L’entrata in vigore della Legge n.92 del 2012, meglio conosciuta come Riforma Fornero, ha modificato radicalmente l’ art. 18 dello Statuto dei Lavoratori creando, non poche incertezze, sul decorso del termine di prescrizione dei crediti di lavoro.
Anteriormente alla riforma, la prescrizione dei crediti di lavoro soggiaceva a regole diverse, in funzione delle due tutele presenti all’interno del nostro ordinamento.
La prima, la tutela reale, scaturiva dall’art. 18 dei lavoratori e veniva all’applicata nelle imprese con un numero di lavoratori superiore a 15; essa prevedeva, in caso di licenziamento illegittimo, la reintegrazione del lavoratore nell’azienda, pertanto, essendo il lavoratore particolarmente tutelato, il termine di prescrizione dei crediti di lavoro (ossia il tempo entro cui il diritto deve essere fatto valere prima che si estingua per essere trascorso troppo tempo) decorreva dal momento del sorgere del credito, ben potendo (ad avviso dei giudici) il lavoratore esercitare il proprio diritto senza timore di un eventuale licenziamento “per vendetta” del datore di lavoro, proprio perchè tutelato in modo forte dal “vecchio” articolo 18.
La seconda, la tutela obbligatoria, veniva invece applicata ai lavoratori delle imprese di minori dimensioni (quindici o meno dipendenti); quest’ultima prevedeva e prevede tutt’oggi che, in caso di licenziamento illegittimo, il lavoratore abbia diritto alla riassunzione (quindi con costituzione di un nuovo rapporto di lavoro), ma viene concessa al datore di lavoro la opzione di sostituire alla riassunzione il pagamento di un’indennità economica.

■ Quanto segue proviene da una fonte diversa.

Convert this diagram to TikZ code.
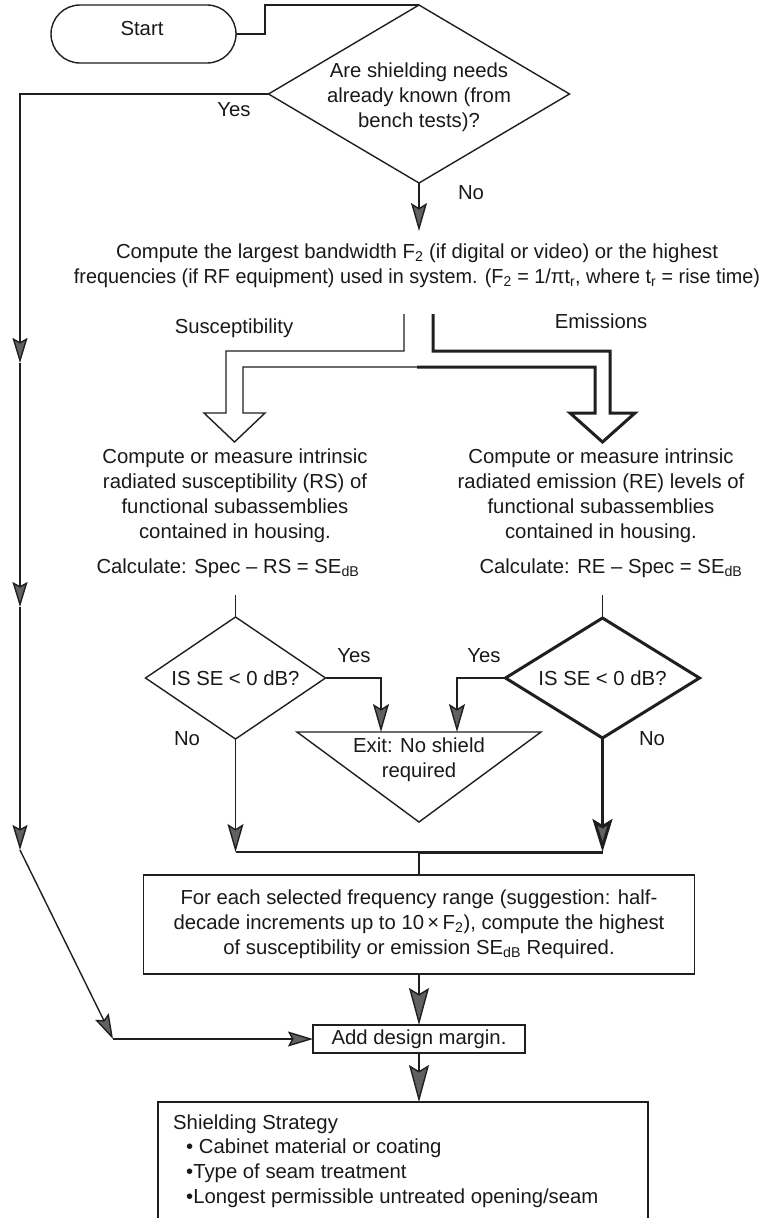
\documentclass[tikz,border=0pt]{standalone}
\usepackage{fontspec}
\setmainfont{Liberation Sans}
\usetikzlibrary{arrows.meta,shapes.geometric}

\begin{document}
\begin{tikzpicture}[x=1pt,y=-1pt,
  font=\fontsize{20.3}{25}\selectfont,
  text=black!90,
  thinline/.style={line width=1.4pt, draw=black!88},
  thickline/.style={line width=3pt, draw=black!88},
  tiparrow/.style={-{Stealth[length=28pt,width=16pt,inset=5pt,fill=black!62]}},
  sidetip/.style={-{Stealth[length=25pt,width=15pt,inset=4pt,fill=black!62]}},
  bigtip/.style={-{Stealth[length=37pt,width=20pt,inset=6pt,fill=black!62]}},
  boldtip/.style={-{Stealth[length=33pt,width=20pt,inset=6pt,fill=black!62]}},
  txt/.style={align=center, inner sep=0pt},
  lbl/.style={inner sep=0pt},
  decision/.style={diamond, draw, thinline, inner sep=0pt, outer sep=0pt},
  procbox/.style={rectangle, draw, thinline, inner sep=0pt, outer sep=0pt, align=center},
  terminal/.style={rectangle, draw, thinline, rounded corners=29pt, inner sep=0pt, outer sep=0pt,
    minimum width=185pt, minimum height=58pt}
]
\useasboundingbox (0,0) rectangle (766,1218);
\fill[white] (0,0) rectangle (766,1218);
\clip (0,0) rectangle (766,1218);

% ---------- start and first decision ----------
\node[terminal] (start) at (143.5,34) {};
\node[lbl] (starttxt) at (142,29) {Start};
\node[decision, minimum width=301pt, minimum height=178pt] (q1) at (419,94) {};
\node[txt] (q1txt) at (419,97) {Are shielding needs\\already known (from\\bench tests)?};
\coordinate (s1) at (265,5);
\draw[thinline] (start.east) -| (s1) -- (q1.north);

\node[lbl] (yes1) at (234,110) {Yes};
\node[lbl] (no1) at (471,193) {No};

% ---------- bandwidth computation ----------
\node[txt] (comp) at (417,265.5) {Compute the largest bandwidth F\textsubscript{2} (if digital or video) or the highest\\
\scalebox{0.975}[1]{frequencies (if RF equipment) used in system. (F\textsubscript{2} = 1/πt\textsubscript{r}, where t\textsubscript{r} = rise time)}};
\coordinate (compin) at (419,231);
\draw[thinline, tiparrow] (q1.south) -- (compin);

\node[lbl] (susc) at (234,328) {Susceptibility};
\node[lbl] (emis) at (601,321) {Emissions};

% hollow branch arrows
\draw[thinline, line join=miter]
  (404,314) -- (404,351) -- (226,351) -- (226,413) -- (204,413) -- (234.5,442)
  -- (265,413) -- (243,413) -- (243,367) -- (418,367);
\draw[thickline, line join=miter]
  (433,314) -- (433,351) -- (610,351) -- (610,413) -- (635,413) -- (602.5,442)
  -- (570,413) -- (595,413) -- (595,367) -- (417,367);

% ---------- the two branches ----------
\node[txt] (rs) at (235,495.5) {Compute or measure intrinsic\\radiated susceptibility (RS) of\\functional subassemblies\\contained in housing.};
\node[txt] (re) at (601,495.5) {Compute or measure intrinsic\\radiated emission (RE) levels of\\functional subassemblies\\contained in housing.};
\node[lbl] (calcl) at (228,568) {Calculate: Spec – RS = SE\textsubscript{dB}};
\node[lbl] (calcr) at (611,568) {Calculate: RE – Spec = SE\textsubscript{dB}};

\node[decision, minimum width=180pt, minimum height=122pt] (ql) at (235.5,678) {};
\node[lbl] (qltxt) at (235.5,678) {IS SE < 0 dB?};
\node[decision, thickline, minimum width=194pt, minimum height=120pt] (qr) at (602.5,678) {};
\node[lbl] (qrtxt) at (602.5,678) {IS SE < 0 dB?};

\coordinate (cl) at (235.5,595);
\coordinate (cr) at (602.5,595);
\draw[thinline] (cl) -- (ql.north);
\draw[thinline] (cr) -- (qr.north);

\node[lbl] (yesl) at (354,656) {Yes};
\node[lbl] (yesr) at (484,656) {Yes};
\node[lbl] (nol) at (187,739) {No};
\node[lbl] (nor) at (652,739) {No};

% exit triangle
\coordinate (ea) at (297,732);
\coordinate (eb) at (541,732);
\coordinate (ec) at (419,822);
\draw[thinline, line join=miter] (ea) -- (eb) -- (ec) -- cycle;
\node[txt] (exit) at (419,760) {Exit: No shield\\required};
\coordinate (exl) at (381,732);
\coordinate (exr) at (457,732);
\draw[thinline, tiparrow] (ql.east) -| (exl);
\draw[thinline, tiparrow] (qr.west) -| (exr);

% merging of the two branches
\coordinate (ml) at (235.5,852);
\coordinate (mc) at (419,852);
\coordinate (mr) at (602.5,852);
\draw[thinline, tiparrow] (ql.south) -- (ml);
\draw[thickline, boldtip] (qr.south) -- (mr);
\draw[thinline] (ml) -- (mc);
\draw[thickline] (mc) -- (mr);

\node[procbox, minimum width=551pt, minimum height=99pt] (range) at (419,924.5)
  {For each selected frequency range (suggestion: half-\\decade increments up to 10\,×\,F\textsubscript{2}), compute the highest\\of susceptibility or emission SE\textsubscript{dB} Required.};
\draw[thinline] (mc) -- (range.north);

\node[procbox, minimum width=212pt, minimum height=28pt] (margin) at (419,1039) {Add design margin.};
\draw[thinline, bigtip] (range.south) -- (margin.north);

\node[procbox, minimum width=490pt, minimum height=140pt] (strat) at (403,1172) {};
\coordinate (stratin) at (419,1102);
\draw[thinline, bigtip] (margin.south) -- (stratin);
\node[lbl, anchor=base west] (st0) at (173,1129) {Shielding Strategy};
\node[lbl, anchor=base west] (st1) at (186,1153) {\textbullet\ Cabinet material or coating};
\node[lbl, anchor=base west] (st2) at (186,1178) {\textbullet Type of seam treatment};
\node[lbl, anchor=base west] (st3) at (186,1203) {\textbullet Longest permissible untreated opening/seam};

% ---------- the "Yes" bypass on the left ----------
\coordinate (l0) at (20,94);
\coordinate (l1) at (20,363);
\coordinate (l2) at (20,607);
\coordinate (l3) at (20,850);
\coordinate (l4) at (113,1039);
\draw[thinline, sidetip] (q1.west) -- (l0) -- (l1);
\draw[thinline, sidetip] (l1) -- (l2);
\draw[thinline, sidetip] (l2) -- (l3);
\draw[thinline, sidetip] (l3) -- (l4);
\draw[thinline, sidetip] (l4) -- (margin.west);
\end{tikzpicture}
\end{document}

In tali casi pertanto, qualora il dipendente abbia dei crediti di lavoro da recuperare, posto che egli è meno protetto e maggiormente soggetto ad una ipotesi di licenziamento per “ritorsione”, si è sempre inteso che il termine di prescrizione del diritto decorre dalla data di cessazione del rapporto di lavoro, cioè dal momento in cui egli, anche da un punto di vista psicologico, può serenamente far vale il proprio credito.
La riforma Fornero ha modificato l’art. 18 dello Statuto rendendo oramai praticamente generalizzata la tutela solo economica per i licenziamenti illegittimi, di fatto quindi monetizzando il licenziamento anche per le imprese con più di 15 dipendenti.
Alla luce della novità legislativa, ossia la modifica sostanziale dell’art. 18 della Legge 300/1970, con il venir meno della tutela reale, non era chiaro agli addetti ai lavori, giudici ed avvocati, come sarebbe cambiato il termine di prescrizione dei crediti di lavoro: si è in presenza di un vuoto legislativo, non di poco conto, all’interno della Riforma Fornero.
Grazie ad una sentenza depositata il 16 Dicembre 2015 nel Tribunale di Milano, una risposta all’interrogativo non ha tardato molto ad arrivare.
La sezione Lavoro del Tribunale lombardo ha rigettato l’eccezione di parte datoriale della prescrizione quinquennale dei crediti di lavoro avanzata, rilevando come, entrata in vigore dal 18/07/2012 la legge 92/12 “i lavoratori pur dipendenti da azienda sottoposta all’art. 18 SL, potessero incorrere – per la durata della relazione lavorativa – nel timore del recesso [licenziamento] nel far valere le proprie ragioni, a fronte della diminuita resistenza della propria stabilità” pertanto “si può ritenere che con riferimento a nessuna delle somme richieste da parte attorea sia maturata la prescrizione, da calcolarsi a ritroso in cinque anni dal 18/07/2012 [data della risoluzione del rapporto di lavoro]”.
E’ dunque evidente che, con l’entrate in vigore della Riforma Fornero e la sostanziale scomparsa della tutela reale legata all’art. 18, oggi tutti i lavoratori soggiacciono alla tutela obbligatoria, in presenza della quale, come detto, si prevede che il termine di prescrizione dei crediti lavorativi inizi a decorrere solo dalla data di cessazione del rapporto di lavoro.
La recente sentenza appare in linea quindi, con i principi sanciti dalla Corte costituzionale che, con la nota sentenza n. 63 del lontano 10 giugno 1966 (prima della entrata in vigore dello Statuto dei Lavoratori nel 1970), partendo dalla considerazione che durante il rapporto di lavoro, il lavoratore si trova in una condizione di sudditanza psicologica concretizzatasi “nel timore del recesso, cioè del licenziamento che spinge o può spingere lo stesso sulla via della rinuncia ad una parte dei propri diritti”, affermò che i termini decorrevano dalla cessazione del rapporto di lavoro.